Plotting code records

----

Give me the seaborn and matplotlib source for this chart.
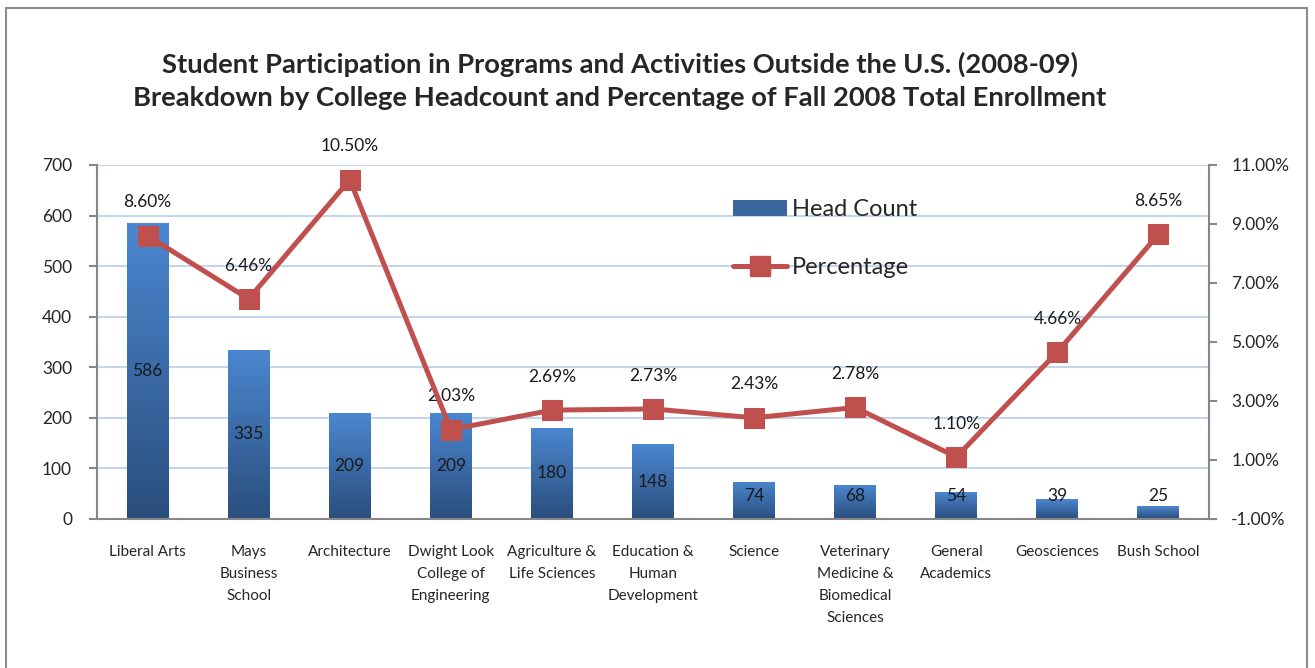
import numpy as np
import pandas as pd
import seaborn as sns
import matplotlib.pyplot as plt
from matplotlib.colors import LinearSegmentedColormap
from matplotlib.patches import Rectangle
from matplotlib.lines import Line2D
from matplotlib.ticker import FuncFormatter, MultipleLocator, FixedLocator

# Data
colleges = ['Liberal Arts', 'Mays\nBusiness\nSchool', 'Architecture',
            'Dwight Look\nCollege of\nEngineering', 'Agriculture &\nLife Sciences',
            'Education &\nHuman\nDevelopment', 'Science',
            'Veterinary\nMedicine &\nBiomedical\nSciences', 'General\nAcademics',
            'Geosciences', 'Bush School']
head_count = [586, 335, 209, 209, 180, 148, 74, 68, 54, 39, 25]
percentage = [8.60, 6.46, 10.50, 2.03, 2.69, 2.73, 2.43, 2.78, 1.10, 4.66, 8.65]
pct_ticks = [-1, 1, 3, 5, 7, 9, 11]

df = pd.DataFrame({'College': colleges, 'Head Count': head_count, 'Percentage': percentage})

sns.set_style('white')
plt.rcParams['font.family'] = ['Lato', 'DejaVu Sans']

fig = plt.figure(figsize=(13.15, 6.68), dpi=100)
ax = fig.add_axes([0.0738, 0.2231, 0.8456, 0.5299])

sns.barplot(data=df, x='College', y='Head Count', ax=ax, width=0.415,
            color='#4F81BD', saturation=1)

# vertical gradient inside each bar
cmap = LinearSegmentedColormap.from_list('bar', ['#2A4E7D', '#4B87D0'])
grad = np.linspace(0, 1, 256).reshape(-1, 1)
for p in ax.patches:
    x0, y0 = p.get_x(), p.get_y()
    w, h = p.get_width(), p.get_height()
    im = ax.imshow(grad, extent=[x0, x0 + w, y0, y0 + h], origin='lower',
                   cmap=cmap, aspect='auto', zorder=2)
    im.set_clip_path(p)
    p.set_facecolor('none')
    p.set_edgecolor('none')

ax.set_xlim(-0.5, len(colleges) - 0.5)
ax.set_ylim(0, 700)
ax.yaxis.set_major_locator(MultipleLocator(100))
ax.grid(axis='y', color='#C6D6EA', linewidth=1.5, zorder=0)
ax.set_axisbelow(True)
ax.set_xlabel('')
ax.set_ylabel('')

# head count labels in the bars
for i, v in enumerate(head_count):
    ax.text(i, max(v / 2, 45), str(v), ha='center', va='center',
            fontsize=12.5, color='#1A1A1A', zorder=5)

# percentage line on the secondary axis
ax2 = ax.twinx()
sns.lineplot(x=np.arange(len(colleges)), y=percentage, ax=ax2, color='#C0504D',
             linewidth=3.6, marker='s', markersize=14, markeredgecolor='#C0504D',
             zorder=4)
ax2.set_ylim(-1, 11)
ax2.yaxis.set_major_locator(FixedLocator(pct_ticks))
ax2.yaxis.set_major_formatter(FuncFormatter(lambda v, _: f'{v:.2f}%'))
ax2.set_xlim(-0.5, len(colleges) - 0.5)
for i, v in enumerate(percentage):
    ax2.annotate(f'{v:.2f}%', (i, v), xytext=(0, 24), textcoords='offset points',
                 ha='center', va='center', fontsize=12.5, color='#1A1A1A')

# spines and ticks
spine_c = '#878787'
for a in (ax, ax2):
    for s in a.spines.values():
        s.set_visible(False)
ax.spines['left'].set_visible(True)
ax.spines['bottom'].set_visible(True)
ax2.spines['right'].set_visible(True)
for s in (ax.spines['left'], ax.spines['bottom'], ax2.spines['right']):
    s.set_color(spine_c)
    s.set_linewidth(1.5)

ax.set_xticks(range(len(colleges)))
ax.set_xticklabels(colleges, fontsize=11, linespacing=1.72, va='top')
ax.xaxis.set_minor_locator(FixedLocator(np.arange(-0.5, len(colleges), 1)))
ax.tick_params(axis='x', which='major', length=0, pad=19)
ax.tick_params(axis='x', which='minor', length=6, width=1.5, color=spine_c, direction='out')
ax.tick_params(axis='y', length=6, width=1.5, color=spine_c, direction='out',
               labelsize=12.5, pad=12, left=True)
ax2.tick_params(axis='y', length=6, width=1.5, color=spine_c, direction='out',
                labelsize=12.5, pad=10, right=True)

# legend
handles = [Rectangle((0, 0), 1, 1, facecolor='#3A679F', edgecolor='none'),
           Line2D([], [], color='#C0504D', linewidth=3.6, marker='s',
                  markersize=14, markeredgecolor='#C0504D')]
ax2.legend(handles, ['Head Count', 'Percentage'], loc='upper left',
           bbox_to_anchor=(0.563, 0.93), frameon=False, fontsize=17,
           handlelength=2.3, handletextpad=0.2, labelspacing=1.55,
           borderaxespad=0)

fig.suptitle('Student Participation in Programs and Activities Outside the U.S. (2008-09)\n'
             'Breakdown by College Headcount and Percentage of Fall 2008 Total Enrollment',
             x=0.4715, y=0.922, fontsize=19.7, fontweight='bold', linespacing=1.45)

# outer chart border
fig.patches.append(Rectangle((6 / 1315, -0.02), 1301 / 1315, 1 - 8 / 668 + 0.02,
                             transform=fig.transFigure, fill=False,
                             edgecolor='#8C8C8C', linewidth=1.5))

fig.savefig('out.png', dpi=100)
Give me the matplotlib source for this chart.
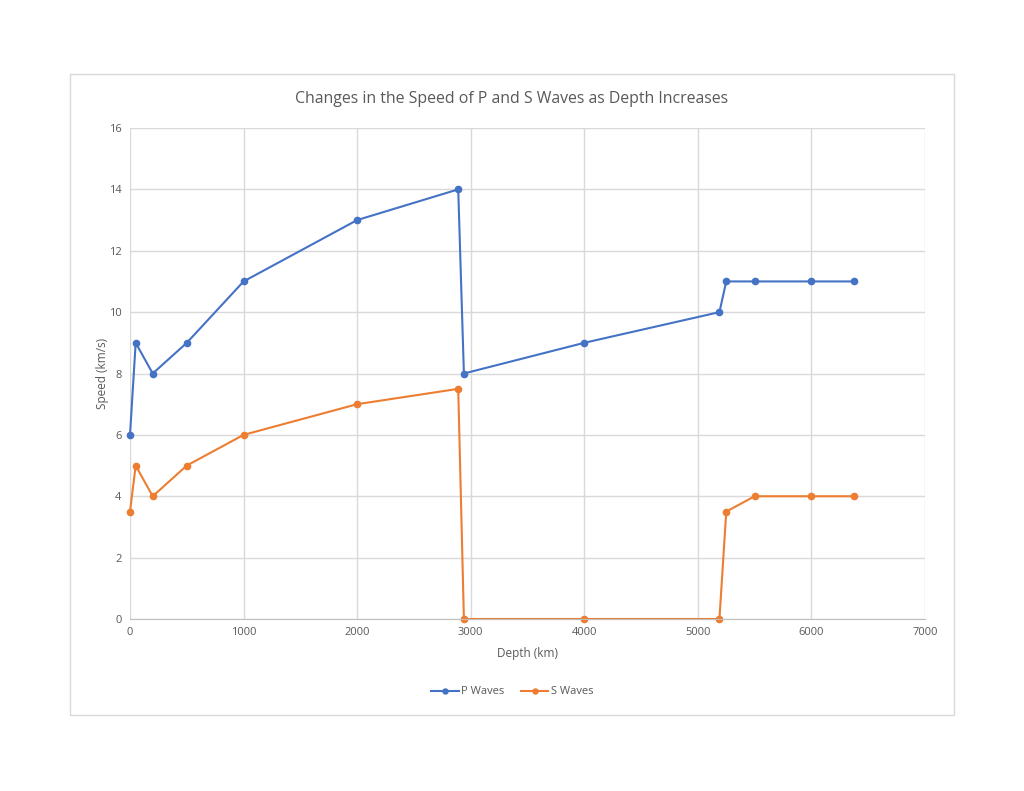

----

# Exercise brief
Repeat, with no pictures, each line from the beginning of the data through the line containing "from matplotlib.ticker import", inclusive.

# Full solution
Give me the seaborn and matplotlib source for this chart.
import numpy as np
import pandas as pd
import seaborn as sns
import matplotlib.pyplot as plt
from matplotlib.colors import LinearSegmentedColormap
from matplotlib.patches import Rectangle
from matplotlib.lines import Line2D
from matplotlib.ticker import FuncFormatter, MultipleLocator, FixedLocator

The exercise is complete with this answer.